5. Positive Cash Flow Properties Tip #5: Nail Down the Expenses
Keeping your rental expenses to a minimum increases your cash flow returns and helps real estate investors safeguard a profitable real estate property. Major rental expenses include but are not limited to property tax, insurance, real estate tax, repairs etc. If you can offset expenses with monthly cash flow returns or a surplus of cash, then it’s a positive cash flow property and you have made the right investment decision. Make sure to have a budget for rental repairs down the line to keep your rental costs at a minimum and avoid major financial hiccups. One of the best real estate investing strategies to hone down is to lower your expenses long term.
6. Positive Cash Flow Properties Tip#6: Build Equity
Building equity is one of the best real estate investing strategies because it is what makes most rental properties positively geared. The more equity you have on a real estate investment, the more positive cash flow returns you will earn on the property. With equity, you gain the leverage to buy more rental property to diversify and grow a real estate portfolio.
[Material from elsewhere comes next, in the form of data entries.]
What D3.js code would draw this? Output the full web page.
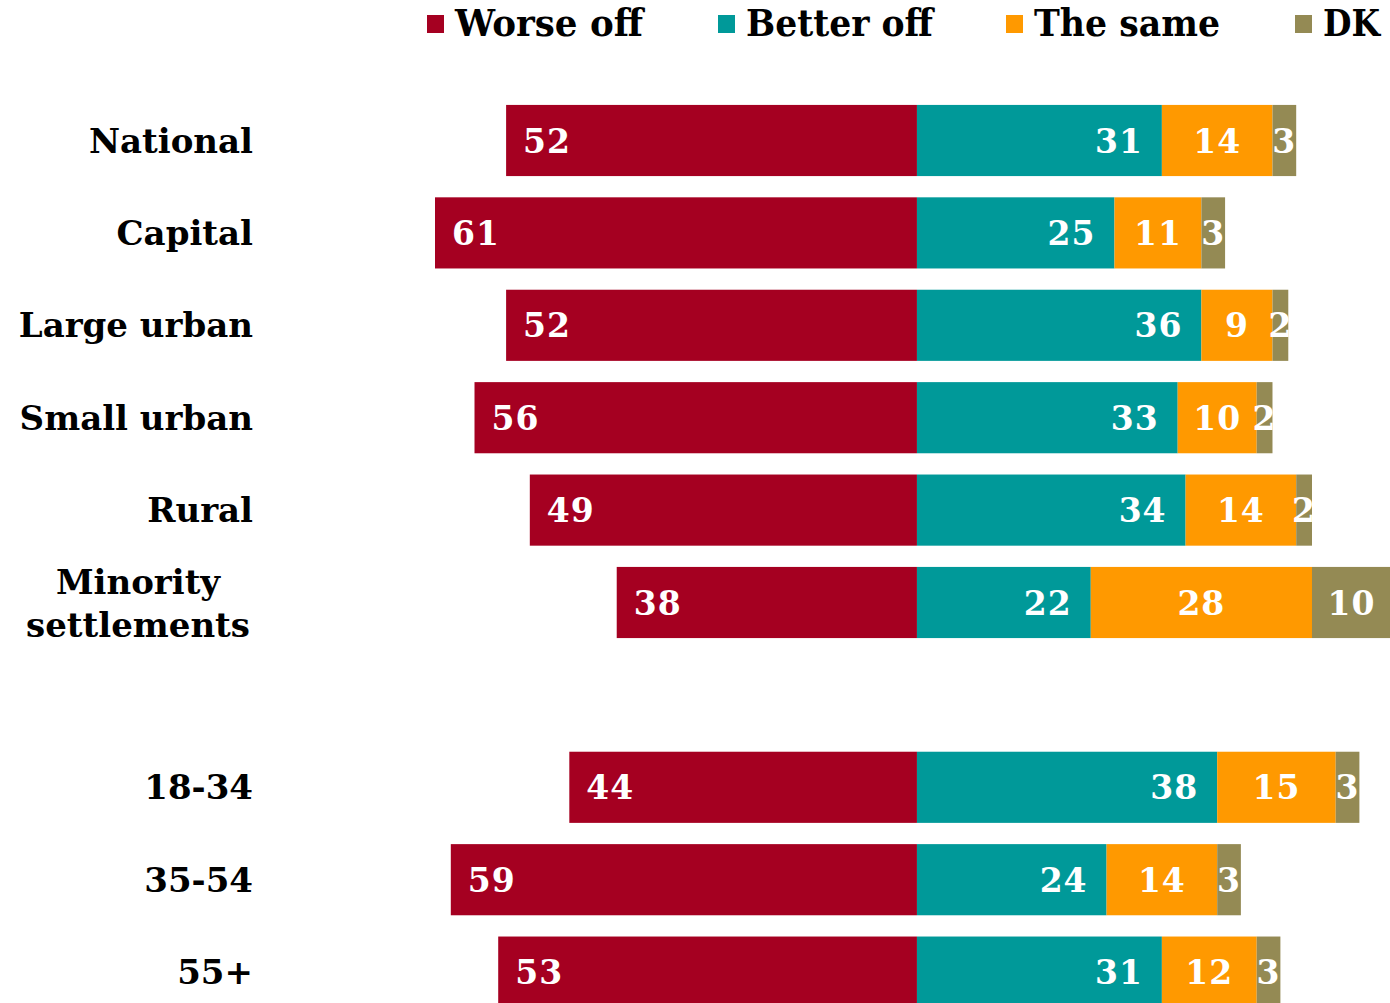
<!DOCTYPE html>
<html><head><meta charset="utf-8">
<script src="https://cdn.jsdelivr.net/npm/d3@7"></script>
<style>body{margin:0;background:#fff}svg{display:block}</style>
</head><body><svg id="c" width="1390" height="1003"></svg>
<script>
const categories = ["National","Capital","Large urban","Small urban","Rural","Minority settlements","","18-34","35-54","55+"];
const worseOff  = [52,61,52,56,49,38,null,44,59,53];
const betterOff = [31,25,36,33,34,22,null,38,24,31];
const theSame   = [14,11,9,10,14,28,null,15,14,12];
const dk        = [3,3,2,2,2,10,null,3,3,3];
const seriesNames = ["Worse off","Better off","The same","DK"];
const colors = ["#A50021","#009999","#FF9900","#948A54"];

const svg = d3.select("#c");
const font = "'DejaVu Serif', serif";
const x = d3.scaleLinear().domain([-61, 60]).range([435, 1391]);
const y = d3.scaleBand().domain(categories.map((c,i)=>i)).range([94.3, 1018.3]).paddingInner(0.23).paddingOuter(0.115);

const rows = categories.map((c,i)=>({c,i,w:worseOff[i],b:betterOff[i],s:theSame[i],d:dk[i]})).filter(r=>r.w!=null);

const g = svg.append("g");
rows.forEach(r=>{
  const top = y(r.i), h = y.bandwidth(), cy = top + h/2;
  const segs = [
    {x0:-r.w, x1:0, v:r.w, col:colors[0], anchor:"start"},
    {x0:0, x1:r.b, v:r.b, col:colors[1], anchor:"end"},
    {x0:r.b, x1:r.b+r.s, v:r.s, col:colors[2], anchor:"middle"},
    {x0:r.b+r.s, x1:r.b+r.s+r.d, v:r.d, col:colors[3], anchor:"middle"}
  ];
  segs.forEach(s=>{
    g.append("rect").attr("x",x(s.x0)).attr("y",top).attr("width",x(s.x1)-x(s.x0)).attr("height",h).attr("fill",s.col);
    let tx = s.anchor==="start" ? x(s.x0)+17 : s.anchor==="end" ? x(s.x1)-19 : (x(s.x0)+x(s.x1))/2;
    g.append("text").attr("x",tx).attr("y",cy+12).attr("text-anchor",s.anchor)
      .attr("fill","#fff").attr("font-family",font).attr("font-weight","bold").attr("font-size",33)
      .style("letter-spacing","1px").text(s.v);
  });
  // category label
  if (r.c === "Minority settlements") {
    const t = g.append("text").attr("text-anchor","middle").attr("font-family",font).attr("font-weight","bold").attr("font-size",34).attr("fill","#000");
    t.append("tspan").attr("x",138).attr("y",cy-9).text("Minority");
    t.append("tspan").attr("x",138).attr("y",cy+34).text("settlements");
  } else {
    g.append("text").attr("x",253).attr("y",cy+12).attr("text-anchor","end").attr("font-family",font).attr("font-weight","bold").attr("font-size",34).attr("fill","#000").text(r.c);
  }
});

// legend
const legX = [427, 718, 1006, 1295];
const legW = [188, 187, 186, 57];
seriesNames.forEach((n,i)=>{
  svg.append("rect").attr("x",legX[i]).attr("y",15).attr("width",17).attr("height",18).attr("fill",colors[i]);
  svg.append("text").attr("x",legX[i]+28).attr("y",36).attr("font-family",font).attr("font-weight","bold").attr("font-size",38)
    .attr("textLength",legW[i]).attr("lengthAdjust","spacingAndGlyphs").attr("fill","#000").text(n);
});
</script></body></html>
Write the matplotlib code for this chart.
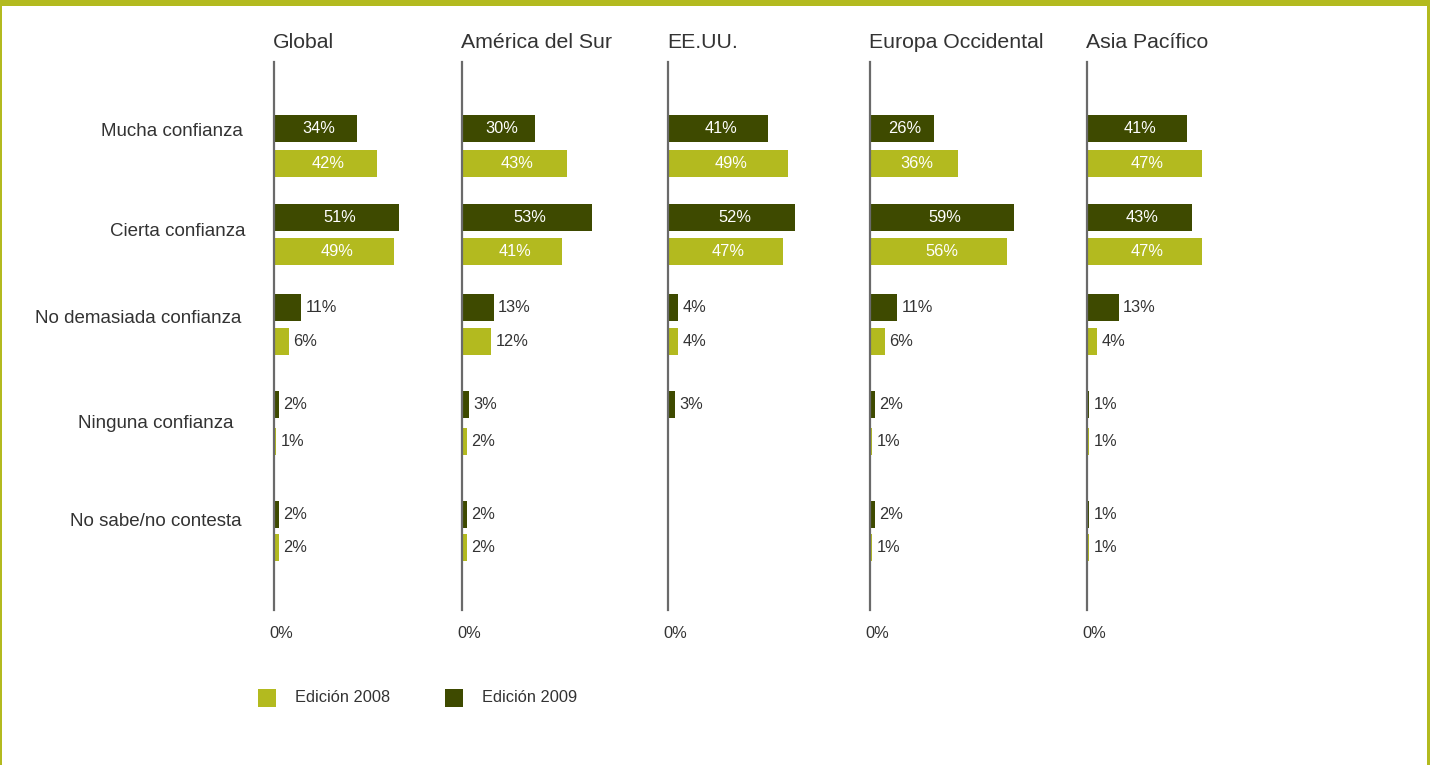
import matplotlib
matplotlib.use('Agg')
import matplotlib.pyplot as plt
from matplotlib.patches import Rectangle

plt.rcParams['font.family'] = ['Liberation Sans', 'DejaVu Sans']

# data
categories = ['Mucha confianza', 'Cierta confianza', 'No demasiada confianza',
              'Ninguna confianza', 'No sabe/no contesta']
regions = ['Global', 'América del Sur', 'EE.UU.', 'Europa Occidental', 'Asia Pacífico']
ed2009 = {
    'Global': [34, 51, 11, 2, 2],
    'América del Sur': [30, 53, 13, 3, 2],
    'EE.UU.': [41, 52, 4, 3, 0.3],
    'Europa Occidental': [26, 59, 11, 2, 2],
    'Asia Pacífico': [41, 43, 13, 1, 1],
}
ed2008 = {
    'Global': [42, 49, 6, 1, 2],
    'América del Sur': [43, 41, 12, 2, 2],
    'EE.UU.': [49, 47, 4, 0.5, 0.3],
    'Europa Occidental': [36, 56, 6, 1, 1],
    'Asia Pacífico': [47, 47, 4, 1, 1],
}

# colours
c2008 = '#b3ba1f'
c2009 = '#3e4a00'
txt = '#333333'

# layout, in reference pixels
W, H = 1430, 765
panel_x = [274, 462, 668, 870, 1087]
top, bottom = 62, 610
px_per_pct = 2.445
panel_w = 200
y2009 = [128.5, 217.5, 307.5, 404.5, 514.5]
y2008 = [163.5, 251.5, 341.5, 441.5, 547.5]
bar_h = 27.5
cat_y = [132, 232, 318, 423, 522]
cat_xend = [243, 245, 241, 233, 242]

fig = plt.figure(figsize=(W / 100, H / 100), dpi=100)


def fx(x):
    return x / W


def fy(y):
    return 1 - y / H


def label_bars(ax, ys, vals):
    for y, v in zip(ys, vals):
        if v < 1:
            continue
        if v >= 20:
            ax.text(v / 2 + 1.2, y, f'{v:g}%', color='white', fontsize=11.8,
                    ha='center', va='center')
        else:
            ax.text(v + 1.8, y, f'{v:g}%', color=txt, fontsize=11.8,
                    ha='left', va='center')


for reg, x0 in zip(regions, panel_x):
    ax = fig.add_axes([fx(x0), fy(bottom), panel_w / W, (bottom - top) / H])
    ax.set_xlim(0, panel_w / px_per_pct)
    ax.set_ylim(bottom, top)
    ax.barh(y2009, ed2009[reg], height=bar_h, color=c2009)
    ax.barh(y2008, ed2008[reg], height=bar_h, color=c2008)
    label_bars(ax, y2009, ed2009[reg])
    label_bars(ax, y2008, ed2008[reg])
    for s in ['top', 'right', 'bottom']:
        ax.spines[s].set_visible(False)
    ax.spines['left'].set_color('#6a6a6a')
    ax.spines['left'].set_linewidth(1.6)
    ax.set_xticks([])
    ax.set_yticks([])
    ax.patch.set_alpha(0)
    fig.text(fx(x0 - 1), fy(42), reg, fontsize=15.3, color=txt, ha='left', va='center')
    fig.text(fx(x0 + 7), fy(634), '0%', fontsize=11.8, color=txt, ha='center', va='center')

for cat, y, xe in zip(categories, cat_y, cat_xend):
    fig.text(fx(xe), fy(y), cat, fontsize=13.5, color=txt, ha='right', va='center')

# legend
for x, col, lab in [(258, c2008, 'Edición 2008'), (445, c2009, 'Edición 2009')]:
    fig.patches.append(Rectangle((fx(x), fy(707)), 18 / W, 18 / H,
                                 transform=fig.transFigure, color=col, lw=0))
    fig.text(fx(x + 37), fy(698), lab, fontsize=11.8, color=txt, ha='left', va='center')

# frame
for (x, y, w, h) in [(0, 0, W, 6), (0, 0, 2, H), (W - 3, 0, 3, H)]:
    fig.patches.append(Rectangle((fx(x), fy(y + h)), w / W, h / H,
                                 transform=fig.transFigure, color=c2008, lw=0))

fig.savefig('out.png', dpi=100)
A rental property is considered a profitable investment with positive cash flow returns if the real estate investors are able to keep the loan to 50% of the property value or less. This is called the loan-to-value ratio (LVR). Investopedia defines the loan-to-value (LTV) ratio as a financial term used by lenders to express the ratio of a loan to the value of an asset purchased.
The total cost of a loan increases as the LTV ratio increases, and vise versa. For example, a borrower with an LTV ratio of 95% may be approved for a new mortgage, but the interest rate will be higher than a borrower with an LTV ratio of 75%.
7. Positive Cash Flow Properties Tip #7: Buy Older Properties to Renovate
Buying an older property in a good location to reap high ROI is amongst the best real estate investing strategies. The rationale behind this real estate strategy is the fact that older properties are usually cheaper than newly renovated and built properties. If you want to make a good bargain, look for these rental properties at a discount to market value to reap positive cash flow returns in the long run. The key here is to capitalize on a good location first and foremost, but do not rush into buying a rental property before estimating the expected expenses you will incur to renovate and refurbish the rental property. If your cost and benefit analysis makes economic sense to buy the house, then go for it without hesitating. But if the opposite is true, stay on the safe side and buy a newer investment property that won’t cost you as much as the renovation.
It is never too early or too late to start investing in real estate to grow your wealth and gain financial freedom over time. The smarter way to accumulate wealth in real estate is through studying the market and seeking professional advice from mentors and/or real estate advisors to keep your business profitable every step of the way. Sometimes, learning the hard way might burn a hole in your pocket, so the key takeaway is to stay on a steep learning curve and use the aforementioned real estate investing strategies to capitalize on positive cash flow properties.